- Founder: Dzhokhar Dudayev
- Founded: 1 May 1990; 36 years ago
- Dissolved: 22 April 1996; 30 years ago
- Ideology: Chechen nationalism Anti-communism
- Political position: Big tent
- Religion: Sunni Islam
- International affiliation: Unrepresented Nations and Peoples Organization

Party flag

= All-National Congress of the Chechen People =

Political party in the Chechen Republic of Ichkeria

The All-National Congress of the Chechen People (Нохчийн халкъан дерригкъоман конгресс; NCChP) of the Chechen Republic of Ichkeria came to power on 1 November 1991 under president Dzhokhar Dudayev, a former commander of the Soviet air force base in Tartu, Estonia. Since its formation, the organization advocated sovereignty for Chechnya as a separate republic within the Soviet Union. During the period of Soviet breakup, it switched this to explicit support for the separation of "Ichkeria" from Russia.
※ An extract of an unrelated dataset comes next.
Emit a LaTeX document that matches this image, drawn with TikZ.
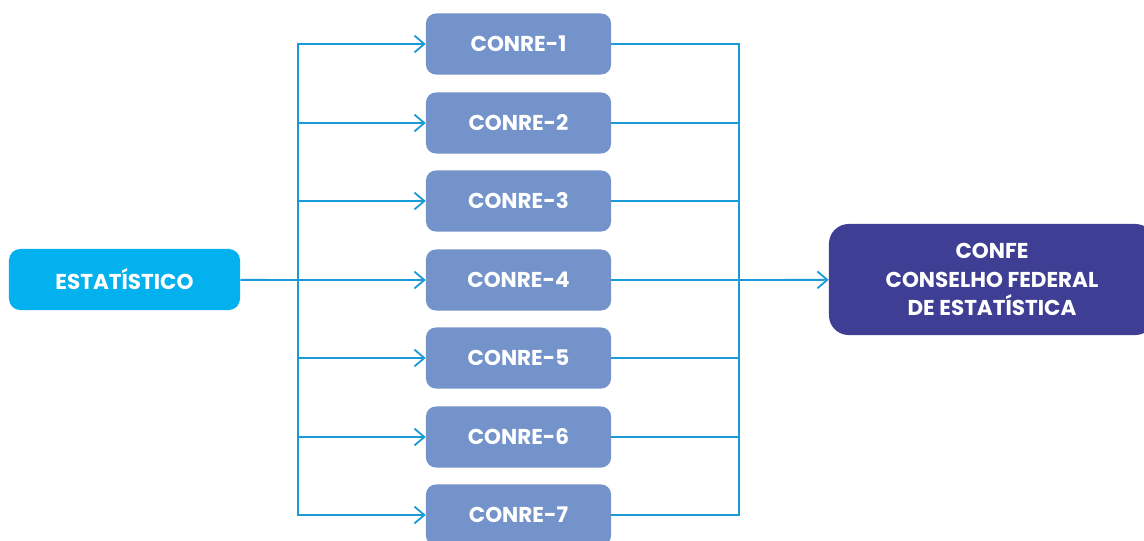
\documentclass[tikz,border=0pt]{standalone}
\usepackage{fontspec}
\setmainfont{Poppins}
\usepackage{tikz}
\usetikzlibrary{arrows.meta}

\definecolor{linkblue}{HTML}{1A9BD8}
\definecolor{estblue}{HTML}{03B1EF}
\definecolor{conreblue}{HTML}{7393CA}
\definecolor{confeblue}{HTML}{3E3F94}

\begin{document}
\begin{tikzpicture}[x=0.025cm,y=-0.025cm,
  every node/.style={text=white,font=\fontsize{15.3}{20}\selectfont\bfseries},
  estbox/.style={shape=rectangle,rounded corners=8pt,fill=estblue,minimum width=5.775cm,minimum height=1.525cm},
  conrebox/.style={shape=rectangle,rounded corners=7pt,fill=conreblue,minimum width=4.625cm,minimum height=1.525cm},
  confebox/.style={shape=rectangle,rounded corners=14pt,fill=confeblue,minimum width=8.15cm,minimum height=2.775cm,align=center},
  link/.style={draw=linkblue,line width=1.3pt},
  tip/.style={-{Straight Barb[length=7pt,width=12pt,line width=1.3pt]}}]
%[frame]
\clip (0,0) rectangle (1144,540);
\path (124.5,279.5) node (est) [estbox] {ESTATÍSTICO};
\path (518.5,44) node (conre1) [conrebox] {CONRE-1};
\path (518.5,123) node (conre2) [conrebox] {CONRE-2};
\path (518.5,201) node (conre3) [conrebox] {CONRE-3};
\path (518.5,280) node (conre4) [conrebox] {CONRE-4};
\path (518.5,358) node (conre5) [conrebox] {CONRE-5};
\path (518.5,437) node (conre6) [conrebox] {CONRE-6};
\path (518.5,515) node (conre7) [conrebox] {CONRE-7};
\path (992,279.5) node (confe) [confebox] {CONFE\\CONSELHO FEDERAL\\DE ESTATÍSTICA};
\coordinate (lbus) at (298,280);
\coordinate (rbus) at (739,280);

\draw [link] (est) -- (lbus);
\draw [link,tip] (lbus) |- (conre1);
\draw [link,tip] (lbus) |- (conre2);
\draw [link,tip] (lbus) |- (conre3);
\draw [link,tip] (lbus) |- (conre4);
\draw [link,tip] (lbus) |- (conre5);
\draw [link,tip] (lbus) |- (conre6);
\draw [link,tip] (lbus) |- (conre7);
\draw [link] (conre1) -| (rbus);
\draw [link] (conre2) -| (rbus);
\draw [link] (conre3) -| (rbus);
\draw [link] (conre4) -- (rbus);
\draw [link] (conre5) -| (rbus);
\draw [link] (conre6) -| (rbus);
\draw [link] (conre7) -| (rbus);
\draw [link,tip] (rbus) -- (confe);
\end{tikzpicture}
\end{document}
On 7 September 1991, the NCChP National Guard seized government buildings and the radio and television center. They stormed a session of the Chechen-Ingush ASSR Supreme Soviet, which caused the death of the Soviet Communist Party chief for Grozny, Vitali Kutsenko, who was either thrown out of a window or fell trying to escape, and effectively dissolved the government of the Chechen-Ingush ASSR. Between 1991 and 2000 Chechnya was de facto an independent state.